Planning and Using Additional Information in LABDRIVE
Last updated
Last updated
Understanding the way in which information is collected and the groupings into which they naturally fall, mean that the way in which to structure the information in LABDRIVE can be planned. Such planning will allow in order to avoid repetition of “metadata”, which would become especially troublesome if the “metadata” is expanded or corrected.
Consider the case of a project which has a context, justification, budget and associated Provenance which applies to all information captured in that project. This project involves several instruments. Each instrument may have several modes of operations. In each mode there may be several calibrations over time, and several datasets. In addition a dataset may be analysed in combination with other data.
Instead of repeating the Provenance, Representation Information etc for each Data Object, which wastes resources and risks inconsistencies when things are updated, one can instead organise the information as follows:
Top Level Container provides the aspects of Provenance and Context which applies to all the data captured in that project.
A sub container holds information from one of the instruments, each instrument may have common Representation Information which applies to all information captured by that instrument. There may also be Provenance, such as instrument design and manufacture which applies to all such information.
Within that there is a top level folder which holds all the information captured with a certain calibration, perhaps after some instrument alterations. This may have specific Representation Information and Provenance which applies to all the information captured with these settings.
A sub-folder collects all the information captured in one campaign and has Representation Information and Provenance which applies to all information within that folder.

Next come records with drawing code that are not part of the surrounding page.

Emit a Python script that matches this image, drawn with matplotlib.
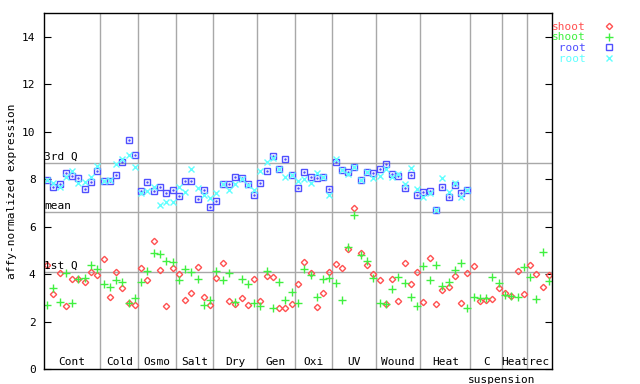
import numpy as np
import matplotlib
matplotlib.use("Agg")
import matplotlib.pyplot as plt

plt.rcParams['font.family'] = 'DejaVu Sans Mono'
plt.rcParams['font.size'] = 8

# groups along the x axis (number of samples in each)
groups = ["Cont", "Cold", "Osmo", "Salt", "Dry", "Gen", "Oxi", "UV",
          "Wound", "Heat", "C", "Heat", "rec"]
group_n = [9, 6, 6, 6, 7, 6, 6, 7, 7, 8, 5, 4, 4]

# shoot, replicate 1 (red)
shoot1 = [4.37, 3.15, 4.03, 2.64, 3.78, 3.78, 3.65, 4.09, 3.95,
          4.62, 3.02, 4.09, 3.43, 2.79, 2.68,
          4.24, 3.75, 5.38, 4.17, 2.64, 4.24,
          3.99, 2.89, 3.19, 4.30, 3.03, 2.68,
          3.82, 4.47, 2.85, 2.72, 2.98, 2.68, 3.78,
          2.85, 3.92, 3.86, 2.57, 2.57, 2.72,
          3.57, 4.51, 4.03, 2.60, 3.19, 4.09,
          4.42, 4.24, 5.04, 6.77, 4.90, 4.37, 4.00,
          3.75, 2.72, 3.78, 2.85, 4.47, 3.57, 4.09,
          2.81, 4.66, 2.72, 3.31, 3.44, 3.90, 2.77, 4.03,
          4.33, 2.85, 2.89, 2.94, 3.40,
          3.19, 3.06, 4.13, 3.15,
          4.37, 3.99, 3.44, 3.95]

# shoot, replicate 2 (green)
shoot2 = [2.68, 3.40, 2.81, 4.03, 2.77, 3.78, 3.82, 4.37, 4.20,
          3.57, 3.44, 3.75, 3.65, 2.79, 2.98,
          3.65, 4.12, 4.90, 4.85, 4.55, 4.51,
          3.75, 4.20, 4.09, 3.78, 2.68, 2.89,
          4.12, 3.75, 4.03, 2.81, 3.78, 3.57, 2.77,
          2.64, 4.12, 2.57, 3.65, 2.89, 3.23,
          2.77, 4.20, 3.95, 3.02, 3.78, 3.82,
          3.61, 2.89, 5.13, 6.49, 4.79, 4.54, 3.82,
          2.77, 2.72, 3.36, 3.86, 3.61, 3.02, 2.64,
          4.33, 3.75, 4.37, 3.48, 3.65, 4.16, 4.47, 2.56,
          3.02, 2.98, 2.98, 3.86, 3.61,
          3.10, 3.06, 3.02, 4.28,
          3.86, 2.94, 4.92, 3.71]

# root, replicate 1 (blue) - only the first 68 samples
root1 = [7.96, 7.65, 7.79, 8.24, 8.13, 8.03, 7.57, 7.86, 8.33,
         7.91, 7.91, 8.16, 8.71, 9.63, 9.00,
         7.51, 7.86, 7.48, 7.65, 7.40, 7.53,
         7.27, 7.91, 7.91, 7.15, 7.53, 6.81,
         7.06, 7.79, 7.79, 8.07, 8.03, 7.78, 7.32,
         7.82, 8.33, 8.97, 8.41, 8.83, 8.16,
         7.61, 8.29, 8.07, 8.03, 8.07, 7.57,
         8.71, 8.40, 8.29, 8.50, 7.96, 8.29, 8.24,
         8.41, 8.62, 8.20, 8.12, 7.61, 8.16, 7.32,
         7.44, 7.48, 6.71, 7.65, 7.23, 7.74, 7.40, 7.53]

# root, replicate 2 (cyan)
root2 = [7.96, 7.82, 7.68, 8.10, 8.33, 7.82, 7.86, 8.07, 8.55,
         7.91, 7.96, 8.62, 8.86, 9.02, 8.50,
         7.43, 7.51, 7.65, 6.92, 7.05, 7.03,
         7.65, 7.44, 8.41, 7.61, 7.32, 7.19,
         7.40, 7.79, 7.53, 7.78, 8.00, 7.74, 7.53,
         8.33, 8.71, 8.88, 8.41, 8.07, 8.16,
         7.91, 7.99, 7.82, 8.24, 8.07, 7.34,
         8.85, 8.40, 8.20, 8.50, 7.96, 8.29, 8.03,
         8.12, 8.41, 8.07, 8.20, 7.78, 8.45, 7.57,
         7.23, 7.40, 6.71, 8.03, 7.44, 7.82, 7.23, 7.53]

q3 = 8.67
mean_val = 6.60
q1 = 4.07

red = '#ff5050'
green = '#40f040'
blue = '#5050ff'
cyan = '#60ffff'
grey = '#a8a8a8'

fig = plt.figure(figsize=(6.4, 3.84), dpi=100)
ax = fig.add_axes([44/640, 15/384, 508/640, 356/384])

n = sum(group_n)
x = np.arange(n)

ax.plot(x, shoot1, 'D', ms=3.2, mfc='none', mec=red, mew=1, label='shoot')
ax.plot(x[:len(shoot2)], shoot2, '+', ms=6, color=green, mew=1, label='shoot')
ax.plot(x[:len(root1)], root1, 's', ms=5, mfc='none', mec=blue, mew=1, label=' root')
ax.plot(x[:len(root1)], root1, '.', ms=1.5, color=blue)
ax.plot(x[:len(root2)], root2, 'x', ms=4.5, color=cyan, mew=1, label=' root')

# quartile / mean lines
for v, name in [(q3, '3rd Q'), (mean_val, 'mean'), (q1, '1st Q')]:
    ax.axhline(v, color=grey, lw=1, zorder=0)
    ax.text(-0.45, v + 0.05, name, ha='left', va='bottom', fontsize=8)

# group boundaries and labels
edges = np.cumsum(group_n)
starts = edges - np.array(group_n)
for e in edges[:-1]:
    ax.axvline(e - 0.5, color=grey, lw=1, zorder=0)
for g, s, e in zip(groups, starts, edges):
    cx = (s + e - 1) / 2.0
    ax.text(cx, 0.1, g, ha='center', va='bottom', fontsize=8)
# "C suspension" is written on two lines
ax.text((starts[10] + edges[10] - 1) / 2.0 + 2.5, -0.25, 'suspension',
        ha='center', va='top', fontsize=8)

ax.set_xlim(-0.5, n - 0.5)
ax.set_ylim(0, 15)
ax.set_yticks([0, 2, 4, 6, 8, 10, 12, 14])
ax.set_xticks([])
ax.tick_params(axis='y', direction='in', length=5, right=True, labelsize=8, pad=6)
ax.set_ylabel('affy-normalized expression', fontsize=8, labelpad=4)
for sp in ax.spines.values():
    sp.set_linewidth(1)

leg = ax.legend(loc='upper left', bbox_to_anchor=(1.0, 0.975), frameon=False,
                markerfirst=False, handlelength=1.0,
                handletextpad=1.6, labelspacing=0.05, borderpad=0,
                borderaxespad=0, fontsize=8)
for t, c in zip(leg.get_texts(), [red, green, blue, cyan]):
    t.set_color(c)

fig.savefig('out.png', dpi=100)
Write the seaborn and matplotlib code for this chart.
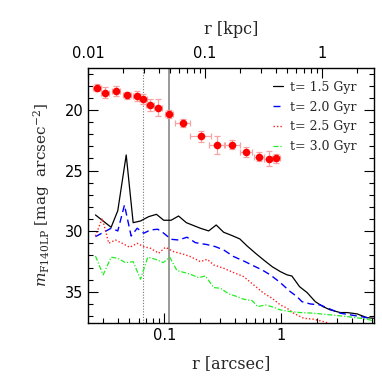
import numpy as np
import pandas as pd
import matplotlib
matplotlib.use("Agg")
import matplotlib.pyplot as plt
from matplotlib.ticker import NullFormatter, FixedLocator
import seaborn as sns

sns.set_theme(style="ticks")
plt.rcParams["font.family"] = ["DejaVu Sans"]
plt.rcParams["mathtext.fontset"] = "dejavuserif"
plt.rcParams["axes.axisbelow"] = False
plt.rcParams["xtick.direction"] = "in"
plt.rcParams["ytick.direction"] = "in"
plt.rcParams["xtick.color"] = "black"
plt.rcParams["ytick.color"] = "black"

# ---- observed profile (red points) ----
obs_r = [0.0266, 0.0309, 0.0384, 0.0476, 0.0577, 0.0658, 0.0759, 0.0883, 0.109,
         0.143, 0.204, 0.282, 0.381, 0.502, 0.644, 0.779, 0.902]
obs_mag = [18.16, 18.57, 18.43, 18.79, 18.82, 19.07, 19.59, 19.81, 20.33,
           21.07, 22.17, 22.86, 22.86, 23.49, 23.85, 24.02, 23.99]
obs_magerr = [0.30, 0.45, 0.45, 0.30, 0.40, 0.40, 0.50, 0.70, 0.35,
              0.30, 0.46, 0.74, 0.36, 0.41, 0.37, 0.62, 0.38]
obs_rerr_dex = [0.034, 0.034, 0.034, 0.034, 0.034, 0.034, 0.034, 0.034, 0.034,
                0.064, 0.090, 0.068, 0.068, 0.051, 0.043, 0.038, 0.034]

# ---- model profiles ----
r_15 = [0.0257, 0.0350, 0.0399, 0.0471, 0.0540, 0.0624, 0.0734, 0.0855, 0.0986, 0.114,
        0.132, 0.154, 0.203, 0.239, 0.277, 0.321, 0.380, 0.441, 0.509, 0.600, 0.706,
        0.834, 0.980, 1.12, 1.23, 1.43, 1.66, 1.95, 2.27, 2.62, 3.19, 3.65, 4.44, 5.40, 6.15]
m_15 = [28.66, 29.68, 28.31, 23.71, 29.30, 29.16, 28.80, 28.61, 29.10, 29.10,
        28.75, 29.30, 29.76, 29.98, 29.49, 30.09, 30.37, 30.64, 31.22, 31.82, 32.38,
        32.93, 33.34, 33.61, 33.70, 34.58, 35.07, 35.82, 36.23, 36.50, 36.72, 36.72,
        36.83, 37.14, 37.19]

r_20 = [0.0257, 0.0350, 0.0399, 0.0455, 0.0519, 0.0585, 0.0665, 0.0759, 0.0877, 0.0986,
        0.114, 0.132, 0.156, 0.184, 0.232, 0.273, 0.321, 0.391, 0.476, 0.580, 0.684,
        0.805, 0.980, 1.19, 1.36, 1.50, 1.77, 2.15, 2.62, 3.19, 3.89, 4.73, 5.77]
m_20 = [30.45, 29.76, 29.98, 27.84, 30.40, 29.76, 30.17, 29.90, 29.84, 30.17,
        30.67, 30.73, 30.50, 30.95, 31.11, 31.28, 31.55, 32.10, 32.46, 32.87, 33.20,
        33.61, 34.25, 34.99, 35.40, 35.82, 36.01, 36.09, 36.44, 36.77, 36.91, 37.05, 37.19]

r_25 = [0.0257, 0.0294, 0.0334, 0.0381, 0.0435, 0.0505, 0.0585, 0.0665, 0.0759, 0.0894,
        0.102, 0.120, 0.146, 0.167, 0.203, 0.232, 0.264, 0.321, 0.391, 0.476, 0.580,
        0.706, 0.834, 0.980, 1.12, 1.27, 1.55, 1.89, 2.30, 2.54]
m_25 = [30.40, 28.94, 31.00, 30.73, 31.00, 31.33, 31.00, 31.28, 31.41, 31.82,
        31.33, 31.69, 31.91, 32.10, 32.52, 32.32, 32.79, 33.06, 33.42, 33.75, 34.44,
        35.12, 35.54, 36.09, 36.36, 36.77, 37.19, 37.27, 37.47, 37.60]

r_30 = [0.0257, 0.0299, 0.0350, 0.0399, 0.0464, 0.0540, 0.0624, 0.0720, 0.0838, 0.0975,
        0.111, 0.128, 0.156, 0.167, 0.196, 0.224, 0.264, 0.301, 0.355, 0.418, 0.476,
        0.562, 0.627, 0.730, 0.859, 0.980, 1.19, 1.45, 1.89, 2.62, 3.65, 4.73, 5.77, 6.15]
m_30 = [32.05, 33.61, 32.15, 32.24, 32.60, 32.52, 33.97, 32.15, 32.32, 32.60,
        32.15, 33.26, 33.47, 33.56, 33.84, 33.70, 34.66, 34.71, 35.18, 35.40, 35.62,
        35.73, 36.23, 36.09, 36.28, 36.50, 36.64, 36.72, 36.77, 36.91, 37.05, 37.19,
        37.33, 37.47]

labels = ["t= 1.5 Gyr", "t= 2.0 Gyr", "t= 2.5 Gyr", "t= 3.0 Gyr"]
vline_solid = 0.11
vline_dotted = 0.066
arcsec_per_kpc = 2.23

kpc_major = [0.01, 0.1, 1]
kpc_major_labels = ["0.01", "0.1", "1"]
kpc_minor = [0.02, 0.03, 0.04, 0.05, 0.06, 0.07, 0.08, 0.09,
             0.2, 0.3, 0.4, 0.5, 0.6, 0.7, 0.8, 0.9, 2]

xmin, xmax = 0.0222, 6.2
rect = [0.2304, 0.1545, 0.7487, 0.6675]

fig = plt.figure(figsize=(3.82, 3.82), dpi=100)
ax = fig.add_axes(rect)

ax.axvline(vline_dotted, color="#777777", lw=0.8, ls=(0, (1, 1.5)), zorder=1)
ax.axvline(vline_solid, color="#888888", lw=1.2, zorder=1)

series = [(r_15, m_15, "black", "-", 0.9),
          (r_20, m_20, "#0000ff", (0, (5, 3)), 1.0),
          (r_25, m_25, "#ff2020", (0, (1, 1.5)), 1.0),
          (r_30, m_30, "#22ee22", (0, (4, 1.5, 1, 1.5)), 0.9)]
for (r, m, c, ls, lw), lab in zip(series, labels):
    df = pd.DataFrame({"r": r, "m": m})
    sns.lineplot(data=df, x="r", y="m", ax=ax, color=c, lw=lw, linestyle=ls,
                 label=lab, sort=False, estimator=None)

obs_r_a = np.array(obs_r)
d = np.array(obs_rerr_dex)
xlo = obs_r_a * (1 - 10 ** (-d))
xhi = obs_r_a * (10 ** d - 1)
ax.errorbar(obs_r, obs_mag, yerr=obs_magerr, xerr=[xlo, xhi], fmt="none",
            ecolor="#f5a3a3", elinewidth=0.9, capsize=2.2, capthick=0.9, zorder=3)
sns.scatterplot(x=obs_r, y=obs_mag, ax=ax, color="#ff0000", s=30,
                edgecolor="#ff0000", linewidth=0, zorder=4)

ax.set_xscale("log")
ax.set_xlim(xmin, xmax)
ax.set_ylim(37.58, 16.53)

ax.set_yticks([20, 25, 30, 35])
ax.set_yticks(np.arange(17, 38, 1), minor=True)
ax.set_xticks([0.1, 1])
ax.set_xticklabels(["0.1", "1"])
ax.tick_params(which="both", direction="in", top=False, right=True, labelsize=10.5,
               width=0.8, color="black")
ax.tick_params(which="major", length=7)
ax.tick_params(which="minor", length=3.5)
for s in ax.spines.values():
    s.set_linewidth(1.0)
    s.set_color("black")

ax.set_xlabel("r [arcsec]", family="DejaVu Serif", fontsize=11.5, labelpad=9)
ax.set_ylabel(r"$m_{\rm F140LP}$ [mag  arcsec$^{-2}$]", family="DejaVu Serif",
              fontsize=11, labelpad=9)

leg = ax.legend(loc="upper right", bbox_to_anchor=(0.955, 0.97), frameon=False,
                handlelength=0.8, handletextpad=0.5, labelspacing=0.55,
                borderaxespad=0.0, prop={"family": "DejaVu Serif", "size": 9})

# independent overlay axes for the kpc scale on top
top = fig.add_axes(rect, frameon=False, zorder=5)
top.patch.set_visible(False)
top.set_xscale("log")
top.set_xlim(xmin / arcsec_per_kpc, xmax / arcsec_per_kpc)
top.yaxis.set_visible(False)
top.xaxis.tick_top()
top.xaxis.set_label_position("top")
top.xaxis.set_major_locator(FixedLocator(kpc_major))
top.set_xticklabels(kpc_major_labels)
top.xaxis.set_minor_locator(FixedLocator(kpc_minor))
top.xaxis.set_minor_formatter(NullFormatter())
top.tick_params(axis="x", which="major", direction="in", length=7, width=0.8,
                color="black", labelsize=10.5, pad=5, top=True, bottom=False,
                labeltop=True, labelbottom=False)
top.tick_params(axis="x", which="minor", direction="in", length=3.5, width=0.8,
                color="black", top=True, bottom=False)
top.set_xlabel("r [kpc]", family="DejaVu Serif", fontsize=11.5, labelpad=9)

fig.savefig("out.png", dpi=100)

Within that sub-folder a specific file may have its own specific Representation Information and Provenance.
Another container may hold a folder with he results of an analysis which combined information from several sources. This is especially important for scientific data where a processing workflow can sometimes be linear, where dataset1 is analysed to produce dataset2, but very often the processing involves combining different datasets, for example {dataset1, dataset2, dataset3....datasetn} are combined/analysed to produce dataset-x. In order to reproduce the processing one would need to be able to access Provenance of all the components.
The Representation Information and Provenance for a specific file will be the accumulation of each of those from the higher levels.
In the case of combined data, the Provenance would include the details of the processing, to support reproducibility of the results, as well as the Provenance of the contributing datasets. The precise inputs, operations and parameters used can be recorded in very many ways, for example in dataafile headers, as with FITS files, or in separate scripts or even hard coded in software, using naming/location conventions which are specific to the original processing setup. If the processing is to be reproducible then these Provenance details must be captured, and must be preservable in the archive. LABDRIVE allows this to be done by allowing any object, whether scientific data or provenance, to be preserved with its associated Representation Information.
By organizing the data in this way allows Provenance and Representation Information to be shared in a way which minimizes duplication and risks of inconsistencies.
Rather than relying on structuring the holdings as described above, for example if the structure is determined by other considerations, the same effect can be achieved by explicitly adding pointers to the metadata fields. For example the Provenance metadata field may include a pointer to the "parent" provenance which is shared by other objects. The ingestion process could handle the automated insertion of these pointers.